Hi, Titus here.
First a little backstory:
I came to Crossfire through another fork that had broken away from CF back in 
2006 called Deliantra. I was impressed both with it's roguelike style of gaming 
as well as it's non-congruent story telling, there was no idea what I might 
find next. Fast forward two years and I'm now discovering a facet of RPG gaming 
I've not seen before, a facet that probably developed completely by accident. 
I'm of course talking about that forks persistent history. 
See, that fork had been running continuously since it's last server update and 
has had many players come and go. Many of those players left their mark in some 
way or another and it was in finding those little foot prints left by the games 
previous heroes scratched an itch I didn't know I had.
Ultimately Deliantra was not to be. I had pieced together a nearly complete 
history that terminated with the Great Population Purge of 2015 and never 
recovered. Deliantra did this to themselves and if they had been more forward 
thinking would still be experiencing high numbers in population to this day.
What happened? 
Well I think the first think to happen was that the heros of that age 
discovered some of the less-than-public-friendly content in late stage mlab and 
railed. When the DM response was to lock off those areas instead of fixing the 
problem, the message players received was twofold 'kiss endgame goodbye' and 'I 
couldn't be f*cked'.
The second issue Deliantra faced is exactly what Crossfire is having trouble 
with now: new content. Most players did not find the 'fourth dimension' the way 
that I did. With too low of a population to guide new players and not enough 
stuff for veterans to do, the pile of forgotten knowledge grew and grew.

Ok. Thank you for getting through that, I promise I have a point.

So I mentioned history. This is something many games try to give players 
usually through narrative. Crossfire attempts this with it's anthology of the 
gods and some of the larger game quests. I am no writer of fiction. The stories 
I watch or read are of small, real life dramas which came and went. The antics 
of 4chan, Minecrafts anarchy server 2b2t, the rise and fall of popular rpgs 
from the golden age. These stories are real and inspiring because, as many say 
"you just can't make this stuff up". Many will 'people watch' forever, drawing 
infinite satisfaction from all the little ways people are unpredictable.

To my eyes, The in-game Crossfire universe exists at a single replaying 
position in it's history. Very little distinguishes what happened last week 
from what will happen next week. When a player attempts to leave their marker 
in time, what options are there? How much can a player really feel connected 
both to the world or the community when he is so divorced from doing anything 
which might effect the next generation of players in effect creating a new era 
with each batch.

(Get to the point already, damn)

Ok, I've said a bunch of stuff but what does it all mean?

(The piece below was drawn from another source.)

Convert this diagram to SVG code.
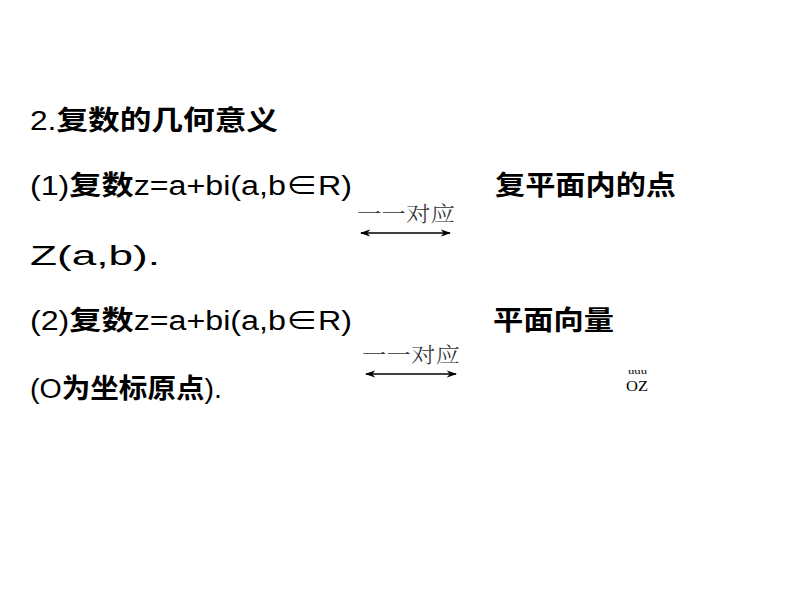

So I'll get right to it, I'm developing a beta server intended to test a 
handful of mechanics which will turn CF into something completely unique within 
the Roguelike community: A true sandbox rpg complete with that all important 
ability to change over time.

So what have I done so far?

Bigworld is a flat plane in vanilla CF, I've turned it into a globe with the 
'dark side' having been made into an un-populated buildable zone the size of 
the main continent with vertical building capabilities. Now players can 
manually build public and private structures using some of my new buildables.

Dynamic Crafting in Jewelry, Smithery and Woodsman allows players to develop 
relationships with the items they use. It encourages players to find the best 
base item to upgrade over time into a major item of power. The completionist 
players will eat this up.
This will also lead to the creation and circulation of new artifacts which have 
real history associated with them.

Toggleable Permadeath will allow players to preform an in game ritual which 
will activate permadeath/hardcore. Hardcore players receive a buff to their exp 
and have a gravestone spawned on a 'leader board'  cemetery map when they die 
(Raise Dead spells work, further encouraging population).
Apotheosis (coming soon) will allow hardcore players to create their own cult 
by consecrating an altar to themselves. This will convert said character to 
demi-godhood with the following results.
@ zero followers, -5% buff to all stats
@ 1-5 followers +2% buff to all stats
@5-8 followers +5% buff
@8-12+ followers 10% buff (these figures are being workshopped)

Followers in turn receive a buff for joining said cult which is calculated from 
a handful of random stats from the demi-god.

Demi-god can then designate a 'cult-item' which is destroyed over the altar in 
place of it being created as a 'god given' item available for cult members. 
This obviously links back to dynamic crafting, now cult members will work 
together to create items of power for the good of the group.

Other smaller stuff I've done involves new modes of transportation such as a 
driveable horse and dragon, more pilotable ships, more roads and water ways.
I've also pulled all the crap out of the mlab maps and believe them to be good 
for public play. I intend to represent them as the questing-element end game.

Ok, you've gotten this far, you rock.

My thinking is this: Players do not want to disconnect from the game to make 
new content so instead we incorporate content creation right into the 
playability. In less than a year different servers could have completely unique 
locations and demigods, all with their own stories. Who knows? Maybe linking 
servers together at that point might be the beginnings of a real in-game 
multiverse.

Thoughts?Objections?Concerns?Requests for Child Support?